In 1754, the Justices got together to hold their first court and designate
some certain place to build a courthouse, a prison, and stocks near the center
of the county. The fist courthouse was built on the Cape Fear River at
the mouth of Little River in a small place called Choeffington, about two
miles from Linden, near Dawson's Landing. The Scottish people had heavy
settlements in this area and during the early settlements of these counties,
many of these Scots moved up into Moore County, just north of Fayetteville to
Another piece of interest to the people; the Fayetteville post office is one
of the first and oldest established in America, and Fayetteville was on the
old original main Post Road from Maine into Georgia in 1798. The old
original Stage Coach House and Post office is still standing and is located in
Stedman, only eleven miles from Fayetteville. Governor Benjamin Williams
granted this land to John McMillen in 1799. Governor Williams once owned
the house in the horseshoe and was laid to rest there.
"Fair Oak", the home of E. J. Lily of mercantile fame was built in
1650, and is full of history, especially of the Civil War. Dr. and Mrs. Albert
Stewart, Jr., live there. She is quite active in the restoration and
preservation of this great city and is responsible for saving the Horne House
which houses the Fayetteville Chamber of Commerce.
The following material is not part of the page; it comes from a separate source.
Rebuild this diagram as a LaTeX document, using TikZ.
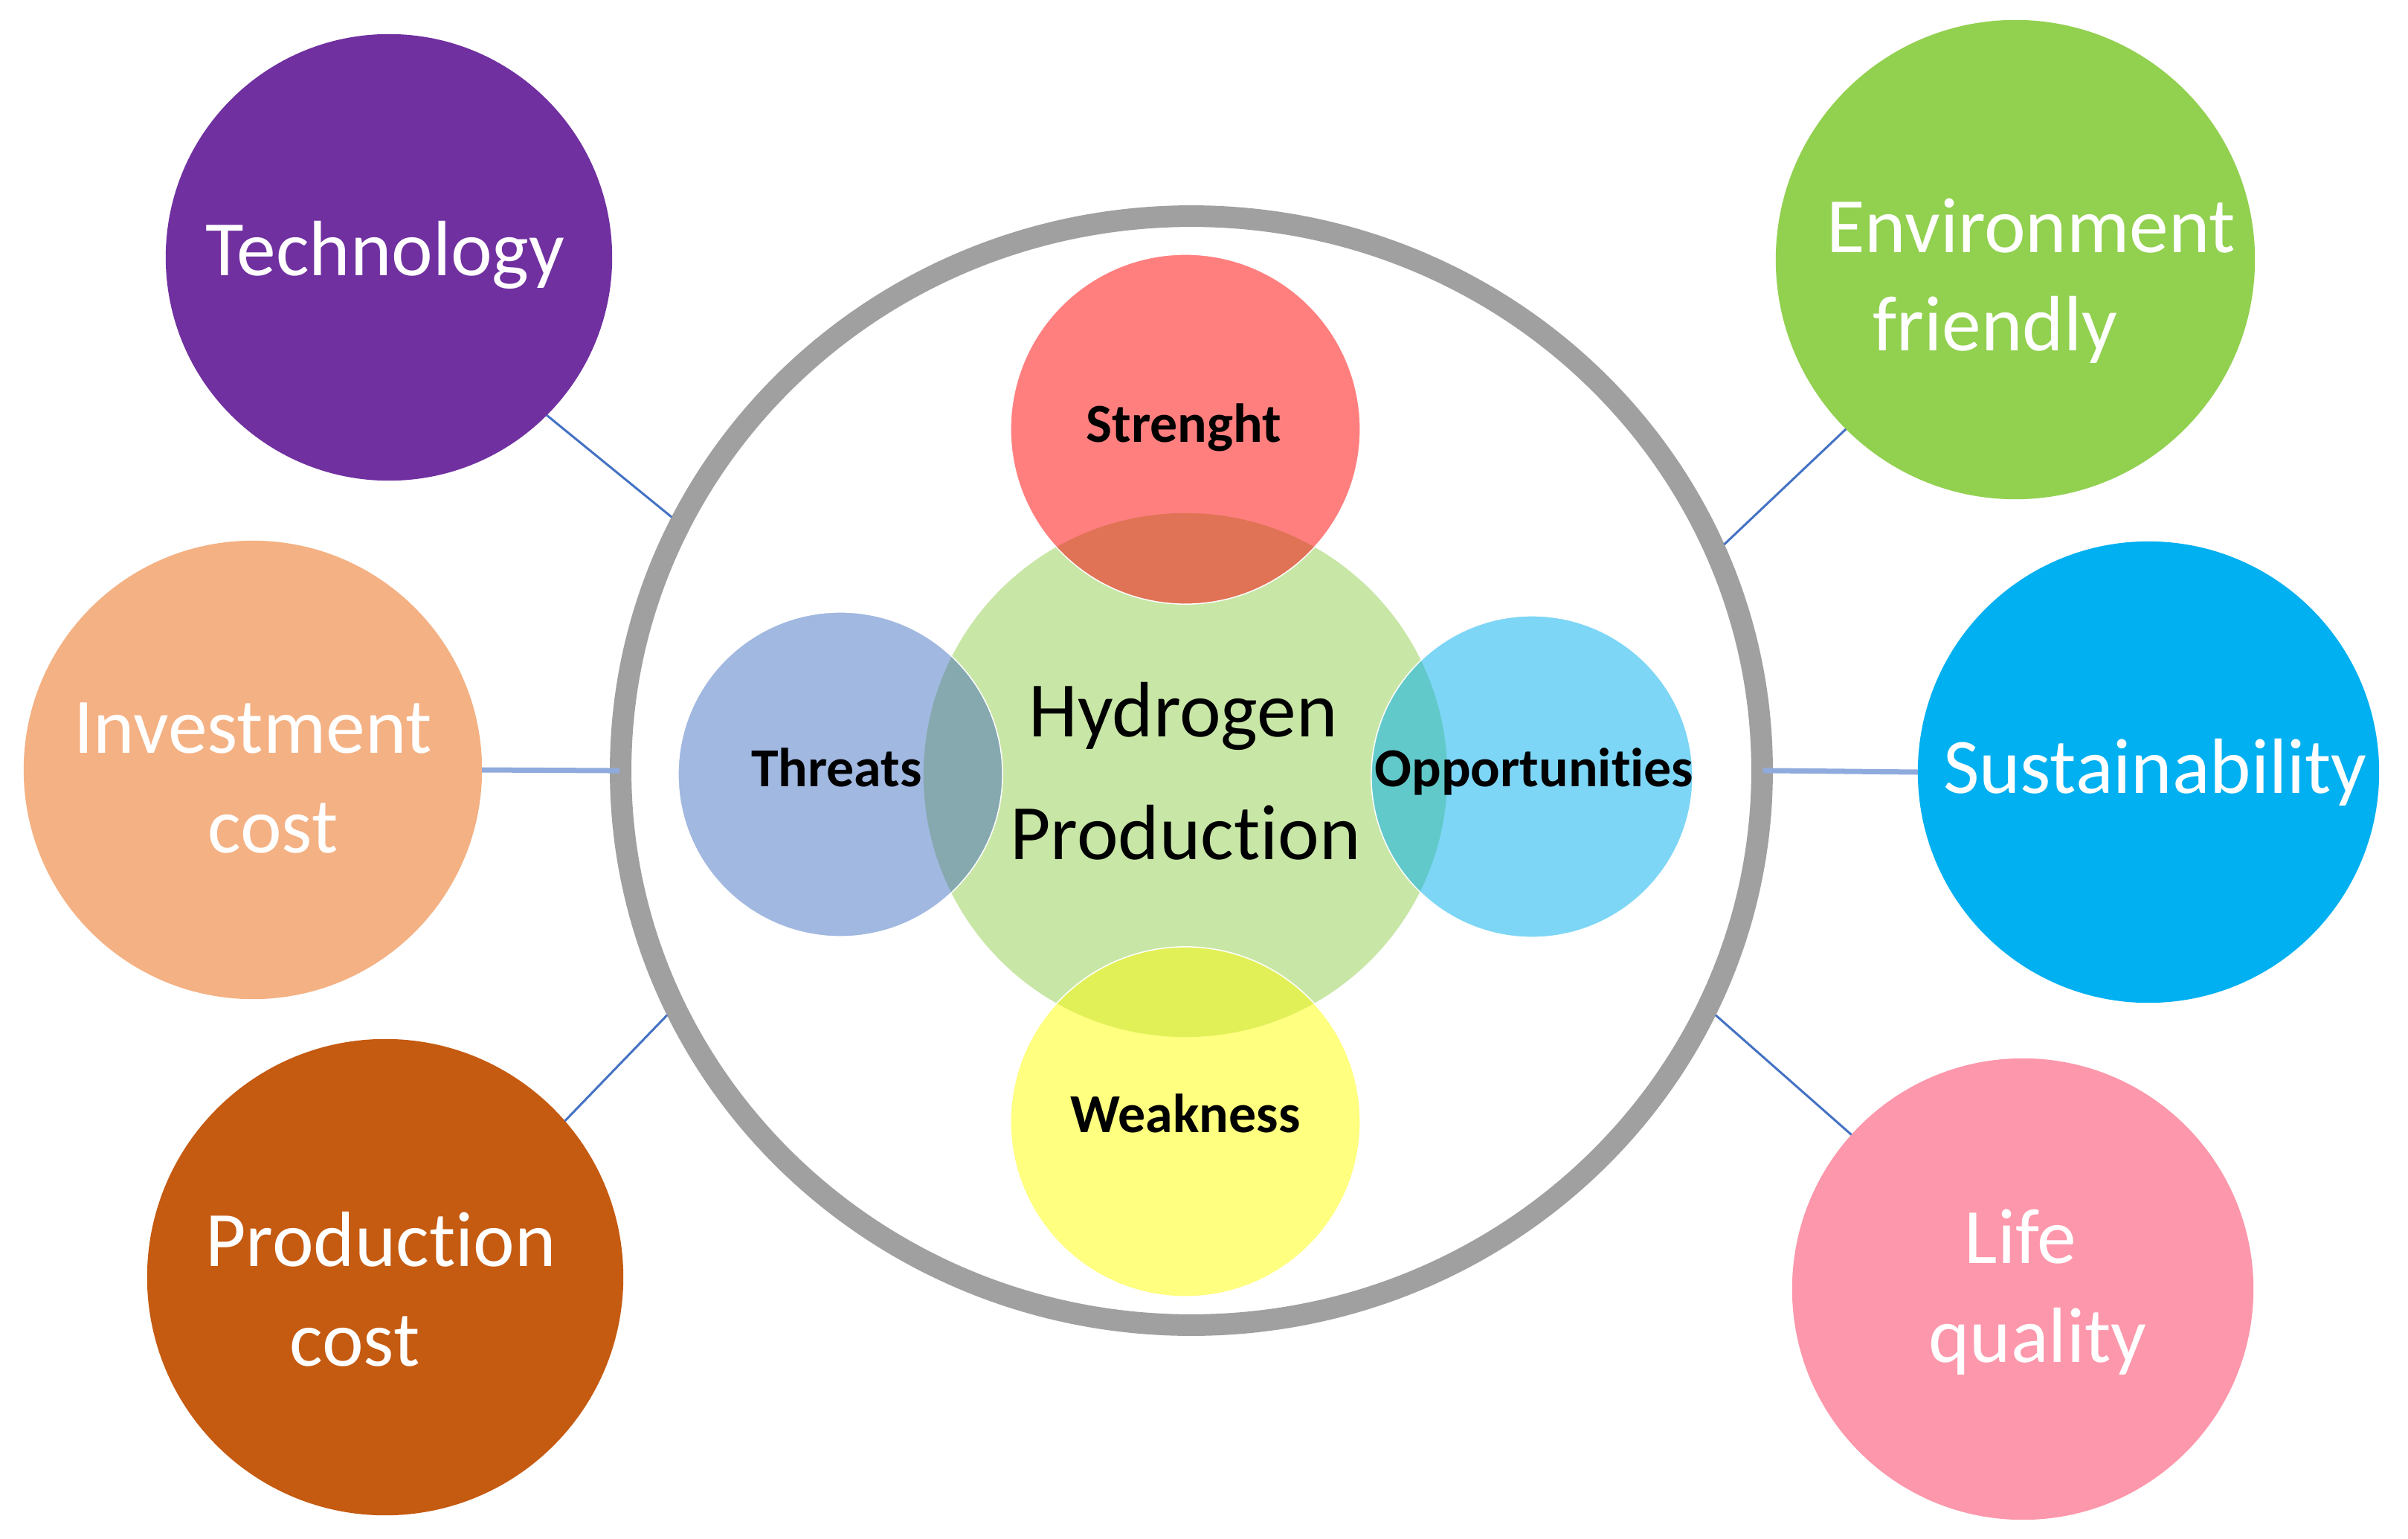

Fayetteville is a beautiful city, gorgeous homes, beautiful yards and claims
to have the first hill in the sandhills, located in the business district.
From there to the sea, it is all flat country.
Fayetteville is a beautiful and historical city. Just a short while there will
prove that it is not all Fort Bragg and Cross Creek Mall. Cross Creek
was thee a long time before the Fort or the mall, along with many of the
oldest Scottish Clans in this country.